Trump Arrives in Louisiana to Tour Flood Damage

Trump and Pence Louisiana AP

Republican presidential candidate Donald Trump arrived in Baton Rouge, Louisiana Friday morning to tour the flood damaged state where at least 13 have been killed and 30,000 have been forced to leave their homes.

Trump and Pence emerged from the Trump campaign airplane together Friday morning, but Pence arrived in the state shortly before Trump.

“Pence, along with his wife Karen and daughter Charlotte, received a briefing on the damage from Louisiana Attorney General Jeff Landry, Lieutenant Gov. Billy Nungesser and Commissioner Eric Skrmetta,” ABC News reported.

Notably, Gov. John Bel Edwards, a Democrat, did not brief Pence.

On Thursday, Edwards warned Trump not to turn his visit to Louisiana into a “photo op.”

Neither Democratic presidential candidate Hillary Clinton nor President Barack Obama intend to visit Louisiana over the weekend, as Breitbart News reported on Thursday.

Mainstream media outlets, which were harshly critical of President George W. Bush’s handling of the 2005 Katrina flooding of New Orleans, have refused to criticize President Obama’s failure to leave his Martha’s Vineyard vacation to visit Louisiana.

Chris Cilizza, writing at the Washington Post, for example, offered this defense of the president: “Here’s Why President Obama Isn’t Stopping His Vacation to Visit the Louisiana Flooding.”

The I-can’t-believe-he-is-on-vacation-while-terrible-news-event-happens narrative is neither new nor unique to Obama. George W. Bush was regularly pilloried by his political opponents for extended vacations at his ranch in Crawford, Tex. (Bush once took a five-week break during the summer of 2005.)

And, as has been documented ad nauseam, there’s really no such thing as a vacation for a president of the United States.“Presidents don’t get vacations — they just get a change of scenery,” Nancy Reagan famously told critics of her husband’s regular trips to the family’s ranch. Work, especially in this digital age, follows you around.

Still, it’s worth noting this moment. And that’s because it speaks to Obama’s unique and long-lasting commitment to not playing by a core rule of modern politics: making at least some decisions based on “how it looks” and/or “how it will play.”

Obama has long been a rejectionist on this front. His stubborn refusal to rebut claims regarding what was in the Affordable Care Act badly hamstrung his party’s attempt to win the fight for public perception on the law. His unwillingness to say the words “radical Islamic terror” have become a hobbyhorse for conservatives and Republican presidential nominee Donald Trump. And so on and so forth.

Obama just doesn’t like to fake it. If he doesn’t want to do something or thinks it’s stupid to do it — regardless of whether it actually is stupid — he won’t do it.

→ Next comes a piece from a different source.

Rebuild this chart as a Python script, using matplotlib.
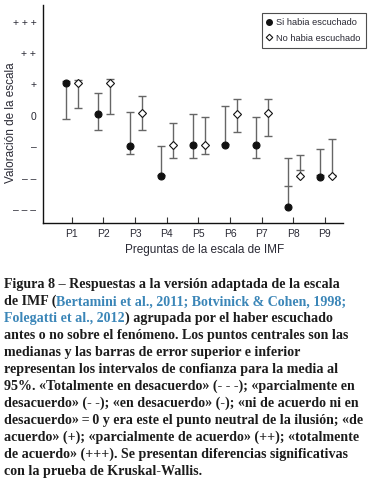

On Thursday, Secretary of Homeland Security Jeh Johnson explained that President Obama was not going to interrupt his Martha’s Vineyard vacation to visit Louisiana because “he has a very busy schedule.”

That schedule on Thursday included a round of golf with television star Larry David and Bain Capital co-managing director Jonathan Lavine.

Hillary Clinton has offered no public comment on the Louisiana flooding since this tweet on Thursday:

UPDATE: AP reports on Trump’s visit to Louisiana Friday morning:

12:00 p.m.

Donald Trump is receiving a warm reception as he tours a heavily-damaged portion of East Baton Rouge Parish in Louisiana.

The GOP nominee and his running mate Mike Pence were greeted by a crowd of supporters after visiting a local Baptist church where volunteers have gathered.

“Thank you for coming, Mr. Trump,” one woman screamed.

“We knew you would be here for us!” another shouted.

Trump greeted the crowd, shaking hands and signing hats.

But he turned down a plate of the south Louisiana specialty, jambalaya, offered to him.


11:35 a.m.

Donald Trump and Mike Pence have stopped at a Baptist church in a heavily damaged portion of East Baton Rouge Parish.

The Republican candidates met a group of volunteers who have been cooking meals for flood victims and helping the elderly gut their homes.

Trump asked questions about the extent of the damage and thanked volunteers for their efforts.

The candidate also met with Tony Perkins, president of the Family Research Council. Perkins own home was flooded.

The prominent Christian conservative says he wants Trump to “let the country know” about the extent of the damage.

Many Louisianans feel the flooding has been ignored by the national news.